Qualified Annuity funded with non-qualified funds

  • April 11, 2024
  • 1 reply
  • 38 views

Hi all. I have an odd situation I've never seen before. I have a client who purchased a qualified annuity for about $140,000. She used funds from 2 accounts to purchase it. One acount was an IRA she rolled over of $90,000, the other account was a non-qualified account of $50,000, almost all of which was not taxable. All of this was put into the same taxable qualified annuity. According to the insurance company there is no way to undue this.

So what do we do about that $50k of non-taxable funds. Can we set up basis for it on an 8606? Anyone have this happen before and have any advice? Thanks for any help you can provide.

I hope your tax seasons have been good and that you all get a much earned rest on the 16th!

 

This topic has been closed for replies.
Best answer by BobKamman

"Once the funds were removed from the IRA, they are just like any other funds your taxpayer can spend. That large distribution event is taxable."

The funds were deposited with the new company within 60 days. So it should qualify as a rollover, right?


The rollover from one IRA to another is not the problem.  Usually these are done trustee to trustee, when they are annuities, but that isn't a requirement.  The problem is depositing another $50,000 in cash that did not come from an IRA rollover.  She can just keep paying the $3,000 annual penalty until she figures out a way to put the toothpaste back in the tube.  

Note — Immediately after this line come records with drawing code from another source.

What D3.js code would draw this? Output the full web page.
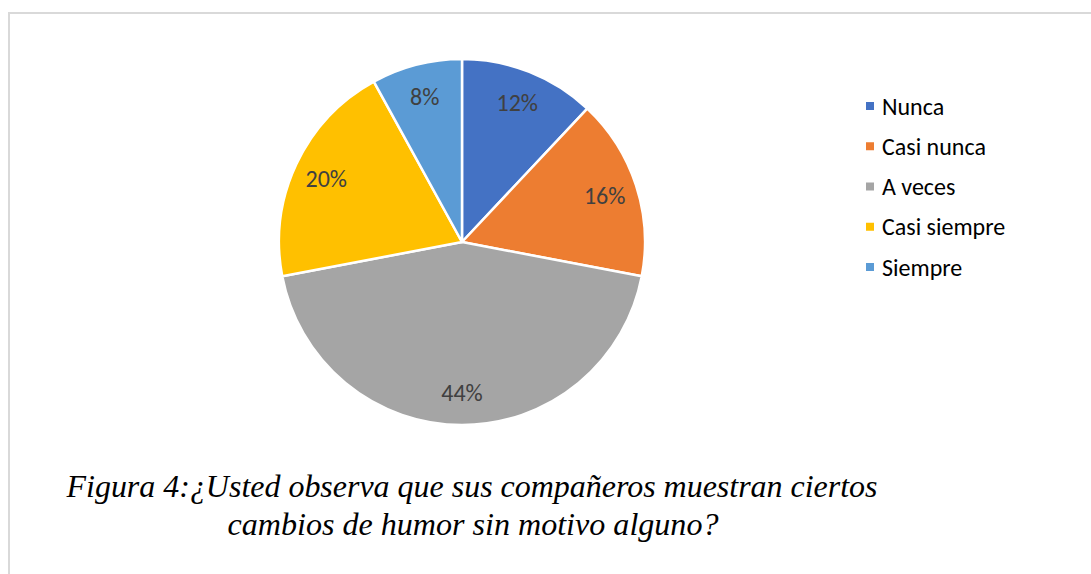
<!DOCTYPE html>
<html><head><meta charset="utf-8">
<script src="https://cdn.jsdelivr.net/npm/d3@7"></script>
<style>body{margin:0;background:#fff}svg{display:block}
.ttl{font-family:"Liberation Serif","Times New Roman",Times,serif;font-style:italic}</style>
</head><body>
<svg id="c" width="1091" height="574"></svg>
<script>
const categories = ["Nunca", "Casi nunca", "A veces", "Casi siempre", "Siempre"];
const values = [12, 16, 44, 20, 8];
const colors = ["#4472c4", "#ed7d31", "#a5a5a5", "#ffc000", "#5b9bd5"];
const titleLines = ["Figura 4:¿Usted observa que sus compañeros muestran ciertos", "cambios de humor sin motivo alguno?"];

const svg = d3.select("#c");
svg.append("rect").attr("x", 9).attr("y", 13).attr("width", 1100).attr("height", 600)
  .attr("fill", "#fff").attr("stroke", "#d9d9d9").attr("stroke-width", 2);

const cx = 462, cy = 242, R = 183;
const data = categories.map((c, i) => ({cat: c, v: values[i], color: colors[i]}));
const pie = d3.pie().sort(null).value(d => d.v);
const arcs = pie(data);
const arc = d3.arc().innerRadius(0).outerRadius(R);
const labelArc = d3.arc().innerRadius(150).outerRadius(150);
const totalV = d3.sum(values);

const g = svg.append("g").attr("transform", `translate(${cx},${cy})`);
g.selectAll("path").data(arcs).join("path")
  .attr("d", arc).attr("fill", d => d.data.color)
  .attr("stroke", "#fff").attr("stroke-width", 2.5).attr("stroke-linejoin", "round");
g.selectAll("text").data(arcs).join("text")
  .attr("transform", d => `translate(${labelArc.centroid(d)})`)
  .attr("text-anchor", "middle").attr("dominant-baseline", "central")
  .attr("font-family", "Carlito, 'Open Sans', 'Liberation Sans', sans-serif")
  .attr("font-size", 24).attr("fill", "#404040")
  .text(d => Math.round(d.data.v / totalV * 100) + "%");

const leg = svg.append("g");
const ly = d3.scalePoint().domain(categories).range([106, 267]);
categories.forEach((c, i) => {
  leg.append("rect").attr("x", 866).attr("y", ly(c) - 4).attr("width", 8).attr("height", 8).attr("fill", colors[i]);
  leg.append("text").attr("x", 882).attr("y", ly(c)).attr("dominant-baseline", "central")
    .attr("font-family", "Carlito, 'Open Sans', 'Liberation Sans', sans-serif")
    .attr("font-size", 24).attr("fill", "#000").text(c);
});

const tl = [[472, 497, 811], [473, 535, 491]];
titleLines.forEach((t, i) => {
  svg.append("text").attr("class", "ttl").attr("x", tl[i][0]).attr("y", tl[i][1]).attr("text-anchor", "middle")
    .attr("font-size", 31).attr("fill", "#000")
    .attr("textLength", tl[i][2]).attr("lengthAdjust", "spacingAndGlyphs")
    .text(t);
});
</script>
</body></html>
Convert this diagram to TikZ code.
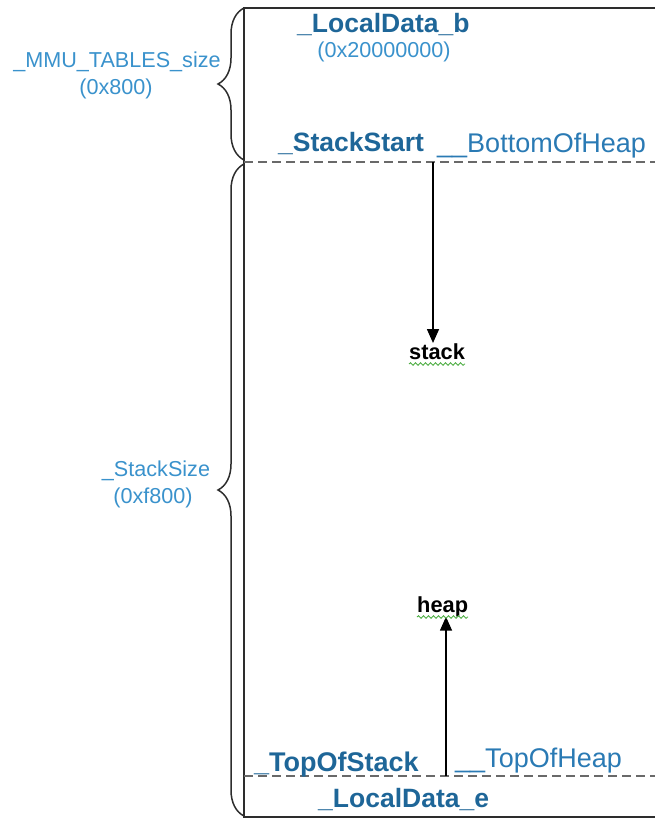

This is not the fault of the new annuity company, but they could solve the problem just by breaking the one contract into two contracts with identical terms.  

1 reply

BobKamman
Level 15
April 12, 2024

What is a "taxable qualified annuity" ?  If it's taxable, it's not an IRA.  But if it's an IRA, and nonqualified funds were contributed to it, you need to withdraw them yesterday.  

dhoytAuthor
Level 4
April 12, 2024

Sorry if I didn't make that clear. She rolled her traditional IRA over to purchase this Annuity IRA. Then she also took 50k from another account (some sort of annuity that the 50k was almost all not taxable on the 1099R ) and put it into the same IRA annuity that I believe she will get monthly payments for the rest of her life from. So the total cost of the new annuity is 140k, but part of it came from qualified funds, and part from non-qualified funds. On the 1099R she received from the insurance company for the new annuity it has the IRA box checked.

BobKamman
Level 15
April 12, 2024

Did she do this with no help from a professional, or is there a commission-hungry agent who can be sued?  (Or, more likely, named in a complaint to the state insurance department along with the company that accepted the "rollover.")  So she bought the annuity with illegal funds, then annuitized, and the new company refuses to help.  This is a situation where she doesn't ask them to reverse the deal; she tells them to do it.  If you can't help her, find a lawyer who can.